I'm still not completely sure of the timeline, but it happened something like this:
My moms dad cheated on my grandmother, mom got pregnant with me, my moms dad told her he was divorcing my grandmother, my mom was furious and told him that he would play no part in my life.
And until I was 10, I did not know my moms father.
Truth be told, I wish I had never met the man.
When I did meet him, he just popped in and out of my life until I was about 18 or so when I made the choice to see him as little as possible.
I have many words that I would like say that are mean and cruel, but I will not give him that luxury. He does not even deserve the worst of my words.
You're probably asking yourself, why doesn't he like this man? Well, for all of my moms life, her father was a pastor of several churches and a music leader and from what Ive been told, a great preacher. But that changed. He got sexually involved with a woman he was counseling and left my grandmother for her. After I met him, and after I got my call to ministry, I was paralyzed with fear for almost two and a half years because of that mans sins. I was terrified that I would turn out like him. Finally one day, I bucked up and chose not to be a victim of my own fear anymore. I decided to have as little contact with the man as I could.
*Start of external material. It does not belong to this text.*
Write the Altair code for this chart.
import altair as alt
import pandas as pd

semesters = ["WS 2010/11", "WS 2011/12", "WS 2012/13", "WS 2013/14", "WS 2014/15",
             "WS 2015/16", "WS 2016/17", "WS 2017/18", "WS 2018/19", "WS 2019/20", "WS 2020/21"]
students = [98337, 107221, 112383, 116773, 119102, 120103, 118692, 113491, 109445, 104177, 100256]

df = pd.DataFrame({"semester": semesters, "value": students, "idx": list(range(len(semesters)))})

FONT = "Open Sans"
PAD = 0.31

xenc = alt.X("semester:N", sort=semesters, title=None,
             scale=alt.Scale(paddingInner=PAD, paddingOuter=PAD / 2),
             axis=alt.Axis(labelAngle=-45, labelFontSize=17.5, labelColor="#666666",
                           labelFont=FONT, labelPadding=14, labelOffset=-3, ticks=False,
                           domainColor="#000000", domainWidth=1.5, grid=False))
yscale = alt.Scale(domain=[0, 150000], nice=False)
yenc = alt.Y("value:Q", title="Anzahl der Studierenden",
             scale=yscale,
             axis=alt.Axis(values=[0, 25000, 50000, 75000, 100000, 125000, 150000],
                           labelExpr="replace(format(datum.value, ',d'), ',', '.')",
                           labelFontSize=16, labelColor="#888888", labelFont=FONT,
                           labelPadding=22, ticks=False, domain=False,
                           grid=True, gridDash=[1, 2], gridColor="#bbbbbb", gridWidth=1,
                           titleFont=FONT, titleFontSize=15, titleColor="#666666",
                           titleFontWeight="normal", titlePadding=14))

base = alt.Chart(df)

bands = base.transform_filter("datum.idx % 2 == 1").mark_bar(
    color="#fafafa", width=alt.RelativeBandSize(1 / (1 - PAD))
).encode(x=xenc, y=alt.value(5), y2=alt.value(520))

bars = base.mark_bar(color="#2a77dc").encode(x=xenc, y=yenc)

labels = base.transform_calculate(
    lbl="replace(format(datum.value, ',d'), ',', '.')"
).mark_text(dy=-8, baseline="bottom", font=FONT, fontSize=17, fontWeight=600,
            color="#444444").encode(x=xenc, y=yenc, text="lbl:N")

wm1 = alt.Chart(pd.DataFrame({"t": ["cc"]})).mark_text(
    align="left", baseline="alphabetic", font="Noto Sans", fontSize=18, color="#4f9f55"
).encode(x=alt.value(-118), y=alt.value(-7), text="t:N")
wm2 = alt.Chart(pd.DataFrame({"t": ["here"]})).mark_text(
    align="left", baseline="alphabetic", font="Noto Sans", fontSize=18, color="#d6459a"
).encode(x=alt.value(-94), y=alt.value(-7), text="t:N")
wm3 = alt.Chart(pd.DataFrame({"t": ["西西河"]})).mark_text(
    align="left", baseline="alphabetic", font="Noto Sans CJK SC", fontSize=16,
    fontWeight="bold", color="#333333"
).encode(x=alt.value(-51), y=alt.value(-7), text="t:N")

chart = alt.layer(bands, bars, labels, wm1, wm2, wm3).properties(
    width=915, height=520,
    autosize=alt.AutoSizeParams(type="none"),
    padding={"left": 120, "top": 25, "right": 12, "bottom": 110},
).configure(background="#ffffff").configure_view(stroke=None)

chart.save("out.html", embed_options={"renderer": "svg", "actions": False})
I've never considered the man a grandfather. Huey, may dad's dad, was my Grandfather until he passed away this last June. My grandmother waited twenty years before she got remarried, and when I was 19, I was privileged to walk my grandmother down the aisle as she married a man named Leroy who several years prior had lost his wife to breast cancer, and by the grace of God, God brought Leroy and my grandmother together and Leroy is more of grandfather than that other man has ever been. It was easy to love Leroy because he is the grandfather I should have had, not my moms real dad.
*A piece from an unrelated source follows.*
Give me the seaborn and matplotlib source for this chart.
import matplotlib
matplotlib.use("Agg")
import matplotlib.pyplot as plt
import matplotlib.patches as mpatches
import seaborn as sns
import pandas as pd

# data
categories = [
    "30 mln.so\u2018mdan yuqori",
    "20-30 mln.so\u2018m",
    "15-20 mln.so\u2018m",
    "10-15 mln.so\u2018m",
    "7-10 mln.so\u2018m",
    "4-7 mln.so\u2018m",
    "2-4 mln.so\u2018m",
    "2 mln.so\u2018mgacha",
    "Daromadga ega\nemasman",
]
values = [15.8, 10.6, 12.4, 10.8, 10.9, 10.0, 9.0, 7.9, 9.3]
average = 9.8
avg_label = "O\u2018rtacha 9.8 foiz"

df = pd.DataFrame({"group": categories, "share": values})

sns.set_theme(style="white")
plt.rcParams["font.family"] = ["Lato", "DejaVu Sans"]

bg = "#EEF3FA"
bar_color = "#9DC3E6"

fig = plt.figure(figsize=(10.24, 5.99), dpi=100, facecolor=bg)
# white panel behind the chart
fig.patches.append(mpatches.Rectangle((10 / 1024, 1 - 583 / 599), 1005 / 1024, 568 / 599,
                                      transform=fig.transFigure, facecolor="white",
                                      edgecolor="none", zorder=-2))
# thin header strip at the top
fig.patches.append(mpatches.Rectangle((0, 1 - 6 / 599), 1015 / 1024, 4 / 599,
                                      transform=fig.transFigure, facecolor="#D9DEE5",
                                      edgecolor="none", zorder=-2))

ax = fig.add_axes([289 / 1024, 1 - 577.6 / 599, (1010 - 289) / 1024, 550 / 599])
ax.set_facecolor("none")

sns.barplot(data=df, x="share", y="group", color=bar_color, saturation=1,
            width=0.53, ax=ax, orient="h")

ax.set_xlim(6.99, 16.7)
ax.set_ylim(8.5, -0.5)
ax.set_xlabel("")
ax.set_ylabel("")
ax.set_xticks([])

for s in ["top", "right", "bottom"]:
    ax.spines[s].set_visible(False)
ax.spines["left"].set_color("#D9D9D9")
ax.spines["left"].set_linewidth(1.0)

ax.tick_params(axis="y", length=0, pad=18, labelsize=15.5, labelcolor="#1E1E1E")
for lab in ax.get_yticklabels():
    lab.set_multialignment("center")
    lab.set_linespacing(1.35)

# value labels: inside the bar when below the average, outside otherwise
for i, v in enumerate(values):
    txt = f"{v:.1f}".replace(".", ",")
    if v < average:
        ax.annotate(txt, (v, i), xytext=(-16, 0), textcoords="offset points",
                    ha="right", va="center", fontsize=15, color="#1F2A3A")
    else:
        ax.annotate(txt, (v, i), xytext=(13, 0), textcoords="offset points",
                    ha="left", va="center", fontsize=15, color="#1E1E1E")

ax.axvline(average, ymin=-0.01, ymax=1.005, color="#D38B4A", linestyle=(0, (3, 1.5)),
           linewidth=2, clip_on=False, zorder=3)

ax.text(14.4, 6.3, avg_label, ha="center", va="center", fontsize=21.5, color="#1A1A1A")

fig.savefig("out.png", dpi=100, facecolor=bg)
If you want to get personal, I can't stand my paternal grandfather. I get angry when I see him or talk to him on the phone. I even have him in my phone as "Do Not Answer"
Is it wrong for me to feel this way? I don't think so. The man is a horrible example who is still married to the whore he cheated with. and yes...I have every right to call her a whore. I've forgiven them both, but I don't have to let him be a part of my life. I never met the whore he cheated with, but it I ever did, I guarantee it would not be a nice meeting.
I decided to write this because he had the audacity to call me tonight. I am still fuming angry that he tries to have a relationship with me. He walked away 22 years ago, and I want nothing to do with him.